Leading U.S. cryptocurrency exchange Coinbase recently released its earnings report for the first quarter of 2022, netting a total loss of about $430 million within the period.
Coinbase New Disclosure Filing
In the earnings report, the exchange filed a new disclosure dubbed SAB 121 with the U.S. Securities and Exchange Commission (SEC), which is centered around how the company holds crypto assets for investors.
The new disclosure raised concerns among Coinbase users. According to the filing, the company could treat its customers as a “general unsecured creditors,” meaning users might lose the assets in their accounts in the event of a bankruptcy.
Coinbase Has No Risk of Bankruptcy
However, Coinbase CEO Brian Armstrong reassured users that the exchange has no risk of bankruptcy while promising that customers’ funds are safe.
Armstrong noted the disclosure is part of the SEC’s new requirement for public companies that hold crypto assets for third parties.
2/ We have no risk of bankruptcy, however we included a new risk factor based on an SEC requirement called SAB 121, which is a newly required disclosure for public companies that hold crypto assets for third parties. https://t.co/lwmgb1kFtA
— Brian Armstrong – barmstrong.eth (@brian_armstrong) May 11, 2022
The Coinbase boss also noted that while there are terms of service protecting Coinbase Prime and Custody users and their investments, retail users do not have a similar protection. Notwithstanding, the CEO mentioned that the company is making moves to update the terms of service to accommodate retail users’ protection.

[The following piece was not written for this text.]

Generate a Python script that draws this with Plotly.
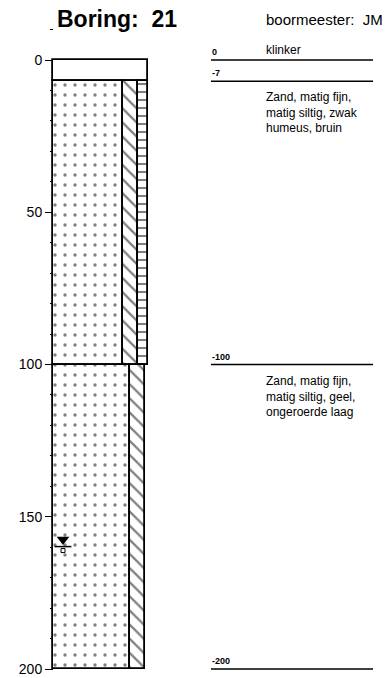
import plotly.graph_objects as go

# ---- data ----
layer_tops = [0, 7, 100]
layer_bottoms = [7, 100, 200]
layer_labels = ["0", "-7", "-100"]
end_label = "-200"
descriptions = ["klinker",
                "Zand, matig fijn,<br>matig siltig, zwak<br>humeus, bruin",
                "Zand, matig fijn,<br>matig siltig, geel,<br>ongeroerde laag"]
# column segments per layer: (left, right, pattern)
segments = [
    [(53, 148, "")],
    [(53, 123, "."), (123, 138, "\\"), (138, 148, "-")],
    [(53, 130, "."), (130, 145, "\\")],
]
water_level = 157.5
boring_nr = "21"
boormeester = "JM"
depth_ticks = [0, 50, 100, 150, 200]

# ---- geometry ----
W, H = 387, 678
y0_px, y200_px = 60, 669
ppu = (y200_px - y0_px) / 200.0
yr_top = -y0_px / ppu
yr_bot = (H - y0_px) / ppu

FONT = "Liberation Sans, Arial, sans-serif"
fig = go.Figure()

pat_cfg = {
    ".": dict(size=10, solidity=0.09),
    "\\": dict(size=10, solidity=0.22),
    "-": dict(size=8, solidity=0.25),
    "": dict(size=8, solidity=0.2),
}
for top, bot, segs in zip(layer_tops, layer_bottoms, segments):
    for (l, r, shp) in segs:
        cfg = pat_cfg[shp]
        fig.add_trace(go.Bar(
            x=[(l + r) / 2], width=[r - l], base=[top], y=[bot - top],
            marker=dict(color="white",
                        line=dict(color="black", width=1.8),
                        pattern=dict(shape=shp, fgcolor="black", bgcolor="white",
                                     size=cfg["size"], solidity=cfg["solidity"])),
            hoverinfo="skip", showlegend=False))

# water level symbol
fig.add_trace(go.Scatter(x=[63], y=[water_level], mode="markers",
                         marker=dict(symbol="triangle-down", size=11, color="black"),
                         showlegend=False, hoverinfo="skip"))
fig.add_trace(go.Scatter(x=[63], y=[water_level + 2.3], mode="markers",
                         marker=dict(symbol="line-ew", size=12, line=dict(color="black", width=1.5)),
                         showlegend=False, hoverinfo="skip"))
fig.add_trace(go.Scatter(x=[63], y=[water_level + 3.6], mode="markers",
                         marker=dict(symbol="square-open", size=4, color="black", line=dict(width=1)),
                         showlegend=False, hoverinfo="skip"))

# right-hand annotation lines and labels
boundaries = layer_tops + [layer_bottoms[-1]]
labels = layer_labels + [end_label]
for d, lab in zip(boundaries, labels):
    fig.add_shape(type="line", x0=211, x1=373, y0=d, y1=d,
                  line=dict(color="black", width=1.5), layer="above")
    fig.add_annotation(x=210, y=d, text="<b>%s</b>" % lab, showarrow=False,
                       xanchor="left", yanchor="bottom", yshift=1,
                       font=dict(size=9, color="black", family=FONT))

desc_y = [0, 7, 100]
for d, txt, i in zip(desc_y, descriptions, range(3)):
    if i == 0:
        fig.add_annotation(x=264, y=d, text=txt, showarrow=False, xanchor="left",
                           yanchor="bottom", yshift=1,
                           font=dict(size=12, color="black", family=FONT))
    else:
        fig.add_annotation(x=264, y=d, text=txt, showarrow=False, xanchor="left",
                           yanchor="top", yshift=-7, align="left",
                           font=dict(size=12, color="black", family=FONT))

fig.add_annotation(x=117, y=yr_top, text="<b>Boring:\u00a0 %s</b>" % boring_nr, showarrow=False,
                   xanchor="center", yanchor="top", yshift=-4,
                   font=dict(size=23, color="black", family=FONT))
fig.add_annotation(x=385, y=yr_top, text="boormeester:\u00a0 %s" % boormeester, showarrow=False,
                   xanchor="right", yanchor="top", yshift=-9,
                   font=dict(size=15, color="black", family=FONT))

fig.update_layout(
    width=W, height=H, margin=dict(l=0, r=0, t=0, b=0),
    paper_bgcolor="white", plot_bgcolor="white",
    barmode="overlay", bargap=0,
    xaxis=dict(range=[0, W], visible=False, fixedrange=True),
    yaxis=dict(range=[yr_bot, yr_top], anchor="free", position=53 / W,
               tickvals=depth_ticks, ticks="outside", ticklen=8, tickwidth=1.2,
               tickcolor="black", showgrid=False, zeroline=False, showline=False,
               tickfont=dict(size=14, color="black", family=FONT),
               minor=dict(dtick=10, ticks="outside", ticklen=3, tickcolor="black",
                          showgrid=False, tick0=0),
               fixedrange=True),
)
fig.write_html("out.html", config={"displayModeBar": False},
               post_script="document.body.style.margin='0';document.body.style.overflow='hidden';")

Armstrong apologized to customers for not making the development sooner and also for not taking the initiative to communicate when the risk factor section was included in the quarterly report.
“This disclosure makes sense in that these legal protections have not been tested in court for crypto assets specifically, and it is possible, however unlikely, that a court would decide to consider customer assets as part of the company in bankruptcy proceedings even if it harmed consumers,” he said.